### What you are asked to do:
Omit all pictures. Copy the rest of the material exactly.

==============================

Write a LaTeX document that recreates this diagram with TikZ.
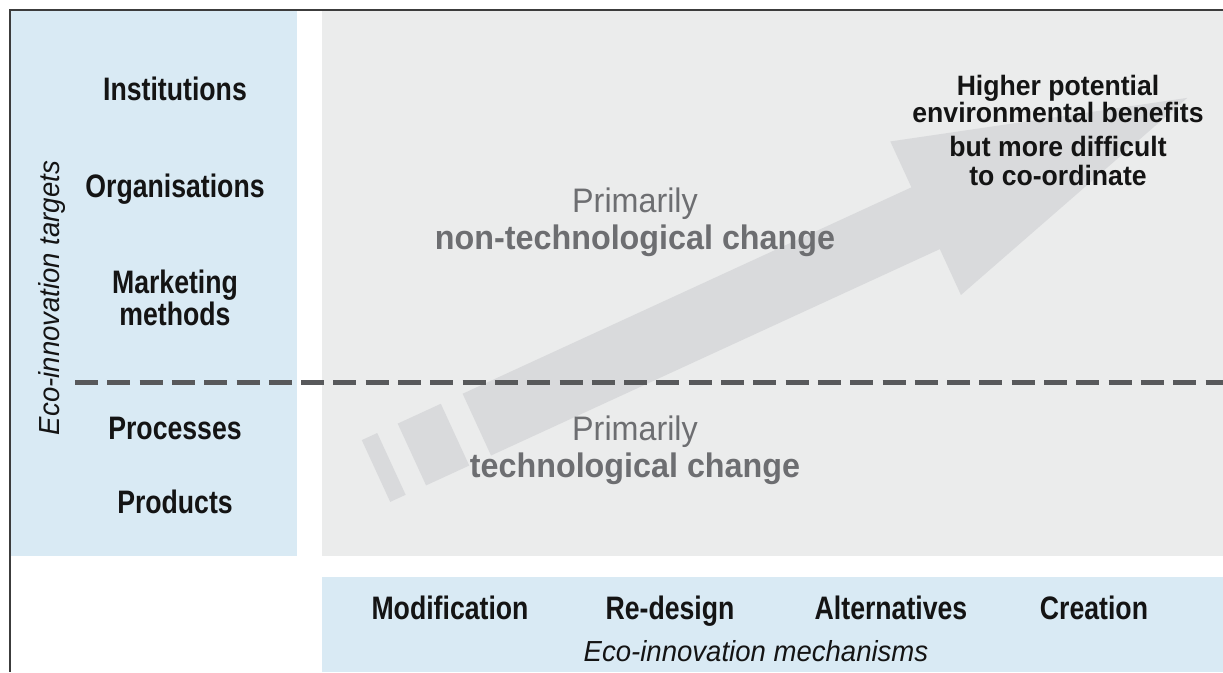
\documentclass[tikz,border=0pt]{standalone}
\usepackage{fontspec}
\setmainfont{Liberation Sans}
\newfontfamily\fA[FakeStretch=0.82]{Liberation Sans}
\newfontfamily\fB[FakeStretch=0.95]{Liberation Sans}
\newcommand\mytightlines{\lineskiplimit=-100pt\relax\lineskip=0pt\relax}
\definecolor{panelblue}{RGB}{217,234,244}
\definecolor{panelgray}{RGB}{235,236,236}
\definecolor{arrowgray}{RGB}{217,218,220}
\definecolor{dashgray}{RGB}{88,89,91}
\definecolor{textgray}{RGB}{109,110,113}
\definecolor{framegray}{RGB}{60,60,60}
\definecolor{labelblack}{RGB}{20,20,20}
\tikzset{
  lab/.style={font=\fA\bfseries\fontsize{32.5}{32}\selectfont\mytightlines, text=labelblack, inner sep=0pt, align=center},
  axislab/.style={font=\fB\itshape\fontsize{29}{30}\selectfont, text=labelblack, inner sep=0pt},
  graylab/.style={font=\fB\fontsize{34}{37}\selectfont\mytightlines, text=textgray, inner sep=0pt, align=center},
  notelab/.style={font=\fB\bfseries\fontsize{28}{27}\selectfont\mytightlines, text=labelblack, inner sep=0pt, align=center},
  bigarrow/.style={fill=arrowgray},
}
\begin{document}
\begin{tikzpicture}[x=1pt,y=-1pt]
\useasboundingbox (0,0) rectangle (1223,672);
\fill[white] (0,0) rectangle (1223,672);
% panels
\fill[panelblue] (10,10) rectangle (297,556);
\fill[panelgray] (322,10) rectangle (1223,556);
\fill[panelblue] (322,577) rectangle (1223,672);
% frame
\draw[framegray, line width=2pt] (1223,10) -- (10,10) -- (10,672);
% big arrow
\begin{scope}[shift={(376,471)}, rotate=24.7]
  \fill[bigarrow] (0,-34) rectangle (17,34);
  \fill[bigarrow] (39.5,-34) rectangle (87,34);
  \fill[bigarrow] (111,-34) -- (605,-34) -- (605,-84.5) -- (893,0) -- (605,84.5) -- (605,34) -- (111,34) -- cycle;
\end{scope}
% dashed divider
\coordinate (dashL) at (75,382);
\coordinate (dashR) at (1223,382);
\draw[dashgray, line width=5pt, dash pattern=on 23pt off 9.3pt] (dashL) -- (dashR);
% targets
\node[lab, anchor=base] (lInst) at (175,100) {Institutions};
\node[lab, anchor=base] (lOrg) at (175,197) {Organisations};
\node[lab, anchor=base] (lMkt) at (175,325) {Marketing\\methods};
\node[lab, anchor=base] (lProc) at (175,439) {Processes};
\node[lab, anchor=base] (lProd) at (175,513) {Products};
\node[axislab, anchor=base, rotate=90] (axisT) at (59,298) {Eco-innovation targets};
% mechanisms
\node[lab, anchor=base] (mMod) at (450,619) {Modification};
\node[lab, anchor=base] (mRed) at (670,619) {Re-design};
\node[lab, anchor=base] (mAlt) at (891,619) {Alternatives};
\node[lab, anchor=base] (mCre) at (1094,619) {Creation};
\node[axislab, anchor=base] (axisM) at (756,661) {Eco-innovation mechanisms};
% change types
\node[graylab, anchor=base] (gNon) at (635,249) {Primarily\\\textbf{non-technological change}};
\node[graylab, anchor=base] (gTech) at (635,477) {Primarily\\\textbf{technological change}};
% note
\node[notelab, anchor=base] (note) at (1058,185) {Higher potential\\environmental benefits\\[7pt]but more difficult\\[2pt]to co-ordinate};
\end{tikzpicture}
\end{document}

==============================

### Answer below:
Write a LaTeX document that recreates this diagram with TikZ.
\documentclass[tikz,border=0pt]{standalone}
\usepackage{fontspec}
\setmainfont{Liberation Sans}
\newfontfamily\fA[FakeStretch=0.82]{Liberation Sans}
\newfontfamily\fB[FakeStretch=0.95]{Liberation Sans}
\newcommand\mytightlines{\lineskiplimit=-100pt\relax\lineskip=0pt\relax}
\definecolor{panelblue}{RGB}{217,234,244}
\definecolor{panelgray}{RGB}{235,236,236}
\definecolor{arrowgray}{RGB}{217,218,220}
\definecolor{dashgray}{RGB}{88,89,91}
\definecolor{textgray}{RGB}{109,110,113}
\definecolor{framegray}{RGB}{60,60,60}
\definecolor{labelblack}{RGB}{20,20,20}
\tikzset{
  lab/.style={font=\fA\bfseries\fontsize{32.5}{32}\selectfont\mytightlines, text=labelblack, inner sep=0pt, align=center},
  axislab/.style={font=\fB\itshape\fontsize{29}{30}\selectfont, text=labelblack, inner sep=0pt},
  graylab/.style={font=\fB\fontsize{34}{37}\selectfont\mytightlines, text=textgray, inner sep=0pt, align=center},
  notelab/.style={font=\fB\bfseries\fontsize{28}{27}\selectfont\mytightlines, text=labelblack, inner sep=0pt, align=center},
  bigarrow/.style={fill=arrowgray},
}
\begin{document}
\begin{tikzpicture}[x=1pt,y=-1pt]
\useasboundingbox (0,0) rectangle (1223,672);
\fill[white] (0,0) rectangle (1223,672);
% panels
\fill[panelblue] (10,10) rectangle (297,556);
\fill[panelgray] (322,10) rectangle (1223,556);
\fill[panelblue] (322,577) rectangle (1223,672);
% frame
\draw[framegray, line width=2pt] (1223,10) -- (10,10) -- (10,672);
% big arrow
\begin{scope}[shift={(376,471)}, rotate=24.7]
  \fill[bigarrow] (0,-34) rectangle (17,34);
  \fill[bigarrow] (39.5,-34) rectangle (87,34);
  \fill[bigarrow] (111,-34) -- (605,-34) -- (605,-84.5) -- (893,0) -- (605,84.5) -- (605,34) -- (111,34) -- cycle;
\end{scope}
% dashed divider
\coordinate (dashL) at (75,382);
\coordinate (dashR) at (1223,382);
\draw[dashgray, line width=5pt, dash pattern=on 23pt off 9.3pt] (dashL) -- (dashR);
% targets
\node[lab, anchor=base] (lInst) at (175,100) {Institutions};
\node[lab, anchor=base] (lOrg) at (175,197) {Organisations};
\node[lab, anchor=base] (lMkt) at (175,325) {Marketing\\methods};
\node[lab, anchor=base] (lProc) at (175,439) {Processes};
\node[lab, anchor=base] (lProd) at (175,513) {Products};
\node[axislab, anchor=base, rotate=90] (axisT) at (59,298) {Eco-innovation targets};
% mechanisms
\node[lab, anchor=base] (mMod) at (450,619) {Modification};
\node[lab, anchor=base] (mRed) at (670,619) {Re-design};
\node[lab, anchor=base] (mAlt) at (891,619) {Alternatives};
\node[lab, anchor=base] (mCre) at (1094,619) {Creation};
\node[axislab, anchor=base] (axisM) at (756,661) {Eco-innovation mechanisms};
% change types
\node[graylab, anchor=base] (gNon) at (635,249) {Primarily\\\textbf{non-technological change}};
\node[graylab, anchor=base] (gTech) at (635,477) {Primarily\\\textbf{technological change}};
% note
\node[notelab, anchor=base] (note) at (1058,185) {Higher potential\\environmental benefits\\[7pt]but more difficult\\[2pt]to co-ordinate};
\end{tikzpicture}
\end{document}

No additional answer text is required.